**Task to carry out**
Copy each line of the data below exactly, leaving out pictures.

###

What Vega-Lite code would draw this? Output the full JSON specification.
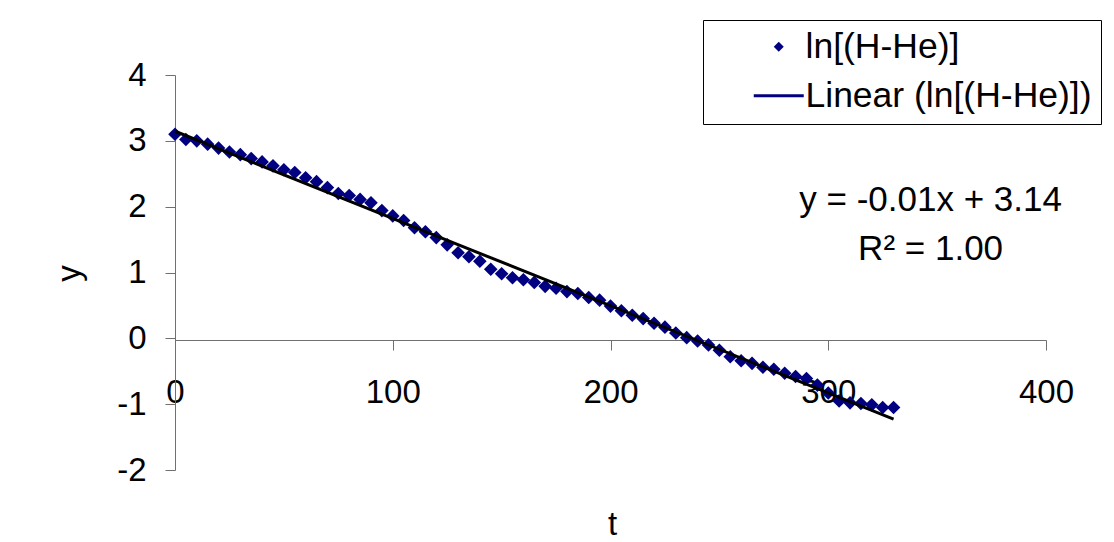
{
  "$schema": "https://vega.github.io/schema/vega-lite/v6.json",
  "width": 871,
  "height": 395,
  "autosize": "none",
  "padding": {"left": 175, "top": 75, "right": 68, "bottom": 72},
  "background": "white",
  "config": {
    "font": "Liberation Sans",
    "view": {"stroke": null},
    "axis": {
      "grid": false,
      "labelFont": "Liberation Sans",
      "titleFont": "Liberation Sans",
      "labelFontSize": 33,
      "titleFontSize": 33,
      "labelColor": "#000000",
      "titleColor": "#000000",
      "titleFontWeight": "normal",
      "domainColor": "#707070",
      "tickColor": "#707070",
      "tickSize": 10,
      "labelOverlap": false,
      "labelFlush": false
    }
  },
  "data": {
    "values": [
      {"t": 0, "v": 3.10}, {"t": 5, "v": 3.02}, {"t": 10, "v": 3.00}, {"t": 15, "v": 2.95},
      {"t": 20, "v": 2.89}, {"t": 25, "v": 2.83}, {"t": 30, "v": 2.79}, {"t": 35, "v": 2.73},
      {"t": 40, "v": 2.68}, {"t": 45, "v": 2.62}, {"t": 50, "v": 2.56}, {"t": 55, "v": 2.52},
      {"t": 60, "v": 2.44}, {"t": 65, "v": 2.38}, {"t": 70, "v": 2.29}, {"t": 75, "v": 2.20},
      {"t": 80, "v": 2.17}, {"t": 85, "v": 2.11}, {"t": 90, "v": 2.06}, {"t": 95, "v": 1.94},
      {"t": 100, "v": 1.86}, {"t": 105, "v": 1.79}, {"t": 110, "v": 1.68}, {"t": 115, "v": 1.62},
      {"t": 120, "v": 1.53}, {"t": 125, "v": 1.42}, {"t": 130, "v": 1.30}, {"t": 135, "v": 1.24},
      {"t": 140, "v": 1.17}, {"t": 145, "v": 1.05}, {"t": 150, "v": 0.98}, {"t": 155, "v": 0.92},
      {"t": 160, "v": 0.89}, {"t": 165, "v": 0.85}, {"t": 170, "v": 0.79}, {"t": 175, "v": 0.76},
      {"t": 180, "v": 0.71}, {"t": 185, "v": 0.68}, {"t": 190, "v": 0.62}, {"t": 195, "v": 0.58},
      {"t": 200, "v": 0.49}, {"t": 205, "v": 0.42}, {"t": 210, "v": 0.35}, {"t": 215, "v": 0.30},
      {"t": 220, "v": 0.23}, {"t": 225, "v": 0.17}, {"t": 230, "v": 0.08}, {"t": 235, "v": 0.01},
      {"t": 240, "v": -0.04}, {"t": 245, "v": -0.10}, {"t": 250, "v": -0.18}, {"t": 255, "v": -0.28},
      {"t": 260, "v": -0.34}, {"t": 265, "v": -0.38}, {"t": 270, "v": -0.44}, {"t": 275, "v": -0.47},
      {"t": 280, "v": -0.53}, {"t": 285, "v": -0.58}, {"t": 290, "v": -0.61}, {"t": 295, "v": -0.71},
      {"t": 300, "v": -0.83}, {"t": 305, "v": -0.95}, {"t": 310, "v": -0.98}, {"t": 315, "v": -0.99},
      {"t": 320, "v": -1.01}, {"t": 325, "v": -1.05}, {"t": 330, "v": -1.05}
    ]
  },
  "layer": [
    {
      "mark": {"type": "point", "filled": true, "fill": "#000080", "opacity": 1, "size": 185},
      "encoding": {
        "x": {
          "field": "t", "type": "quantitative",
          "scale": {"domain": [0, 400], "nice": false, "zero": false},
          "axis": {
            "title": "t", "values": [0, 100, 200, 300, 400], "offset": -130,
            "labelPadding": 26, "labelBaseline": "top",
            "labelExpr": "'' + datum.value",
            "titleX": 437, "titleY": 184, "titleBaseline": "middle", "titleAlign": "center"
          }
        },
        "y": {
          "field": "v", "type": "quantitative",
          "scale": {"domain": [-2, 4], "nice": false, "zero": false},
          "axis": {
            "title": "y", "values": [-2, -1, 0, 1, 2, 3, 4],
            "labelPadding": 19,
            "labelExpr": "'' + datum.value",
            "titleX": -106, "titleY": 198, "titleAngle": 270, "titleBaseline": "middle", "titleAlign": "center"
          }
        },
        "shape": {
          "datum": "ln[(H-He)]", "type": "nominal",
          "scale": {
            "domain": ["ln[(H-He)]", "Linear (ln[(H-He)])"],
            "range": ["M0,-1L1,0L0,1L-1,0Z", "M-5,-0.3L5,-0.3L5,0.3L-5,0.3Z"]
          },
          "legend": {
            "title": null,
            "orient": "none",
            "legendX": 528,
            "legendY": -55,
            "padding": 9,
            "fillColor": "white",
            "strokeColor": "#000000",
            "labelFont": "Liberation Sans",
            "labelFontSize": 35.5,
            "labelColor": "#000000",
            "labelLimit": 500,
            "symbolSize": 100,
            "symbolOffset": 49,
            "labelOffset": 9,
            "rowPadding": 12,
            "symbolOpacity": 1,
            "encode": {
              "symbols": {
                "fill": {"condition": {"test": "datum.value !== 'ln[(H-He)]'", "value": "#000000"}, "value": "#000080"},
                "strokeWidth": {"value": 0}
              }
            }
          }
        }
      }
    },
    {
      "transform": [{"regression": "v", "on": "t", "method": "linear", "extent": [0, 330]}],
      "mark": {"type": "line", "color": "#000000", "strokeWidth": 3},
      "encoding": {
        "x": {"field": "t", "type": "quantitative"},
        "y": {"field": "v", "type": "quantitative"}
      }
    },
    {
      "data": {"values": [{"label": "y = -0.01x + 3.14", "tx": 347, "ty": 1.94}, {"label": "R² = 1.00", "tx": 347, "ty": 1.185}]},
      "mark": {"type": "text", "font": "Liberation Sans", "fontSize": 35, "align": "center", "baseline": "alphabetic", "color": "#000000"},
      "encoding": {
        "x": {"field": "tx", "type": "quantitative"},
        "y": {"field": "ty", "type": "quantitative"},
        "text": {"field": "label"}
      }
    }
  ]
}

###

**Exercise answer**
What Vega-Lite code would draw this? Output the full JSON specification.
{
  "$schema": "https://vega.github.io/schema/vega-lite/v6.json",
  "width": 871,
  "height": 395,
  "autosize": "none",
  "padding": {"left": 175, "top": 75, "right": 68, "bottom": 72},
  "background": "white",
  "config": {
    "font": "Liberation Sans",
    "view": {"stroke": null},
    "axis": {
      "grid": false,
      "labelFont": "Liberation Sans",
      "titleFont": "Liberation Sans",
      "labelFontSize": 33,
      "titleFontSize": 33,
      "labelColor": "#000000",
      "titleColor": "#000000",
      "titleFontWeight": "normal",
      "domainColor": "#707070",
      "tickColor": "#707070",
      "tickSize": 10,
      "labelOverlap": false,
      "labelFlush": false
    }
  },
  "data": {
    "values": [
      {"t": 0, "v": 3.10}, {"t": 5, "v": 3.02}, {"t": 10, "v": 3.00}, {"t": 15, "v": 2.95},
      {"t": 20, "v": 2.89}, {"t": 25, "v": 2.83}, {"t": 30, "v": 2.79}, {"t": 35, "v": 2.73},
      {"t": 40, "v": 2.68}, {"t": 45, "v": 2.62}, {"t": 50, "v": 2.56}, {"t": 55, "v": 2.52},
      {"t": 60, "v": 2.44}, {"t": 65, "v": 2.38}, {"t": 70, "v": 2.29}, {"t": 75, "v": 2.20},
      {"t": 80, "v": 2.17}, {"t": 85, "v": 2.11}, {"t": 90, "v": 2.06}, {"t": 95, "v": 1.94},
      {"t": 100, "v": 1.86}, {"t": 105, "v": 1.79}, {"t": 110, "v": 1.68}, {"t": 115, "v": 1.62},
      {"t": 120, "v": 1.53}, {"t": 125, "v": 1.42}, {"t": 130, "v": 1.30}, {"t": 135, "v": 1.24},
      {"t": 140, "v": 1.17}, {"t": 145, "v": 1.05}, {"t": 150, "v": 0.98}, {"t": 155, "v": 0.92},
      {"t": 160, "v": 0.89}, {"t": 165, "v": 0.85}, {"t": 170, "v": 0.79}, {"t": 175, "v": 0.76},
      {"t": 180, "v": 0.71}, {"t": 185, "v": 0.68}, {"t": 190, "v": 0.62}, {"t": 195, "v": 0.58},
      {"t": 200, "v": 0.49}, {"t": 205, "v": 0.42}, {"t": 210, "v": 0.35}, {"t": 215, "v": 0.30},
      {"t": 220, "v": 0.23}, {"t": 225, "v": 0.17}, {"t": 230, "v": 0.08}, {"t": 235, "v": 0.01},
      {"t": 240, "v": -0.04}, {"t": 245, "v": -0.10}, {"t": 250, "v": -0.18}, {"t": 255, "v": -0.28},
      {"t": 260, "v": -0.34}, {"t": 265, "v": -0.38}, {"t": 270, "v": -0.44}, {"t": 275, "v": -0.47},
      {"t": 280, "v": -0.53}, {"t": 285, "v": -0.58}, {"t": 290, "v": -0.61}, {"t": 295, "v": -0.71},
      {"t": 300, "v": -0.83}, {"t": 305, "v": -0.95}, {"t": 310, "v": -0.98}, {"t": 315, "v": -0.99},
      {"t": 320, "v": -1.01}, {"t": 325, "v": -1.05}, {"t": 330, "v": -1.05}
    ]
  },
  "layer": [
    {
      "mark": {"type": "point", "filled": true, "fill": "#000080", "opacity": 1, "size": 185},
      "encoding": {
        "x": {
          "field": "t", "type": "quantitative",
          "scale": {"domain": [0, 400], "nice": false, "zero": false},
          "axis": {
            "title": "t", "values": [0, 100, 200, 300, 400], "offset": -130,
            "labelPadding": 26, "labelBaseline": "top",
            "labelExpr": "'' + datum.value",
            "titleX": 437, "titleY": 184, "titleBaseline": "middle", "titleAlign": "center"
          }
        },
        "y": {
          "field": "v", "type": "quantitative",
          "scale": {"domain": [-2, 4], "nice": false, "zero": false},
          "axis": {
            "title": "y", "values": [-2, -1, 0, 1, 2, 3, 4],
            "labelPadding": 19,
            "labelExpr": "'' + datum.value",
            "titleX": -106, "titleY": 198, "titleAngle": 270, "titleBaseline": "middle", "titleAlign": "center"
          }
        },
        "shape": {
          "datum": "ln[(H-He)]", "type": "nominal",
          "scale": {
            "domain": ["ln[(H-He)]", "Linear (ln[(H-He)])"],
            "range": ["M0,-1L1,0L0,1L-1,0Z", "M-5,-0.3L5,-0.3L5,0.3L-5,0.3Z"]
          },
          "legend": {
            "title": null,
            "orient": "none",
            "legendX": 528,
            "legendY": -55,
            "padding": 9,
            "fillColor": "white",
            "strokeColor": "#000000",
            "labelFont": "Liberation Sans",
            "labelFontSize": 35.5,
            "labelColor": "#000000",
            "labelLimit": 500,
            "symbolSize": 100,
            "symbolOffset": 49,
            "labelOffset": 9,
            "rowPadding": 12,
            "symbolOpacity": 1,
            "encode": {
              "symbols": {
                "fill": {"condition": {"test": "datum.value !== 'ln[(H-He)]'", "value": "#000000"}, "value": "#000080"},
                "strokeWidth": {"value": 0}
              }
            }
          }
        }
      }
    },
    {
      "transform": [{"regression": "v", "on": "t", "method": "linear", "extent": [0, 330]}],
      "mark": {"type": "line", "color": "#000000", "strokeWidth": 3},
      "encoding": {
        "x": {"field": "t", "type": "quantitative"},
        "y": {"field": "v", "type": "quantitative"}
      }
    },
    {
      "data": {"values": [{"label": "y = -0.01x + 3.14", "tx": 347, "ty": 1.94}, {"label": "R² = 1.00", "tx": 347, "ty": 1.185}]},
      "mark": {"type": "text", "font": "Liberation Sans", "fontSize": 35, "align": "center", "baseline": "alphabetic", "color": "#000000"},
      "encoding": {
        "x": {"field": "tx", "type": "quantitative"},
        "y": {"field": "ty", "type": "quantitative"},
        "text": {"field": "label"}
      }
    }
  ]
}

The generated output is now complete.